Photo by: Tieu Bao
Flight of the ruler: a transwoman in exile.
by Gabrielle Bellot
few months before I came out as a transgender woman, I found myself for perhaps the last time on the island of my childhood, the island I would soon feel unable to return to safely. My mother and I were driving down a winding mountain road in our Pathfinder, edging along a precipice flecked with mango trees and clusters of green bamboos that shuddered like bones, to watch a performance of our great Dominican playwright Alwin Bully’s The Ruler. A close adaptation of a Vincentian novel by G. C. H. Thomas, Ruler in Hiroona, Bully’s play was first performed in 1976 by the People’s Action Theatre, four years after the book’s publication. Now, decades later, it was being staged again, this time in Dominica’s Arawak House of Culture, as part of the annual Nature Island Literary Festival. The play, I knew, would chronicle the rise and fall of a corrupt politician, the leader of the mythical island, Hiroona. Yet what was on my mind that night were other politics, a very different rise and fall: my own. My head began to throb. The girl I had suppressed for over twenty years wanted out. I wondered for a moment if I could make it through the play without losing my mind.
The dark street outside the theater was humming with voices, bodies dim floating shapes under the orange of the streetlights and the indigo of the approaching night. A cock strutted down the uneven sidewalk, glancing at me before disappearing into the gutter behind a car’s wheel. There was excitement in the air, many of the attendees doubtless curious to see if the play would satirize our prime minister, a ruler embroiled in controversy. Through the chatter of the crowd, I chanted to myself like a witch: You are not an abomination, you can live on and Shut up, fool, you know you cannot be a woman here. On an island that, like so many other former British colonies, had inherited a legacy by which male homosexual activity is criminalized and transgenderism often swept under the rug of “biblical abomination,” I felt a sense of deep divide. Was it worth it to live as my true self even if it meant losing familial support, the privilege of leaving and returning to my home easily?
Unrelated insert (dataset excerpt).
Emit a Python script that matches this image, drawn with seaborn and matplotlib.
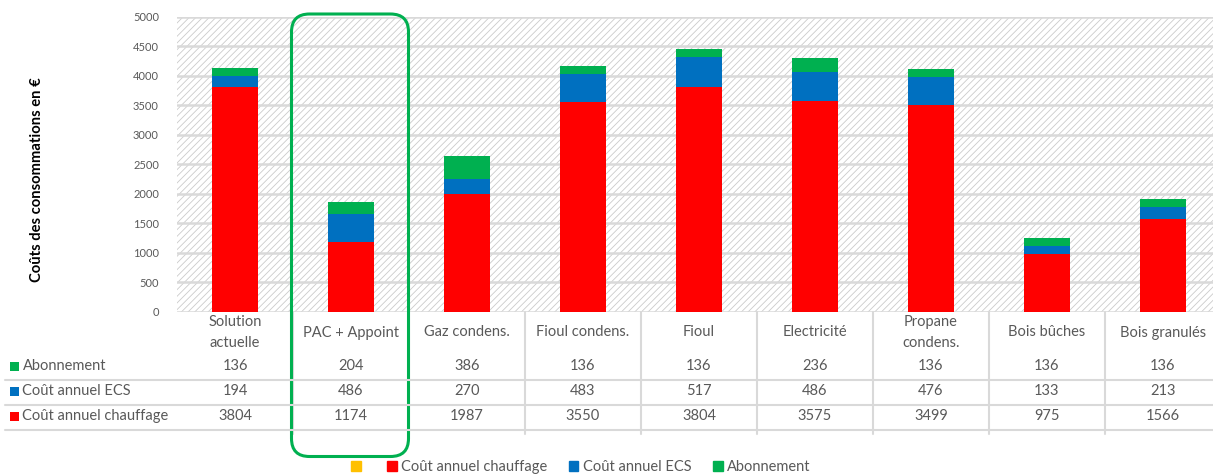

I knew, as the crowd rose to acknowledge the entrance of the president and his guards, that standing atop a mountain and shouting into the wind, I am transgender, I am a woman, I am not an abomination, I want to be accepted here, as I am, would be a cry that would fall on so many deaf ears. A cry that, when the wind carried it from village to village and house to home, would be answered with ridicule and abandonment at best and with fists and cutlasses and broken glass at worst.
Just months earlier, in Jamaica, a group of men fatally beat, stabbed, and ran over sixteen-year-old Dwayne Jones after discovering Jones, the beautiful girl they had been dancing with, was not a cisgender woman. Dominica has a better record than Jamaica on LGBTQIA violence, but only a fool would think it was much safer. In 2012, the minister of education announced a fortunately short-lived plan to create a task force against “deviance and homosexuality” in schools. In 2013, our prime minister said he would not repeal the buggery law that criminalized same-sex activity, and the next year said he would “never allow for the state to recognize same-sex marriage” as long as his government is in office.
I knew, as the theater’s lights dimmed, that I would look down from that mountain upon which I wished to shout, deep into the open arms of the fern-dappled drop, and jump off. To acknowledge who and what you are is to take a leap into the winds—and to hope you will not fall.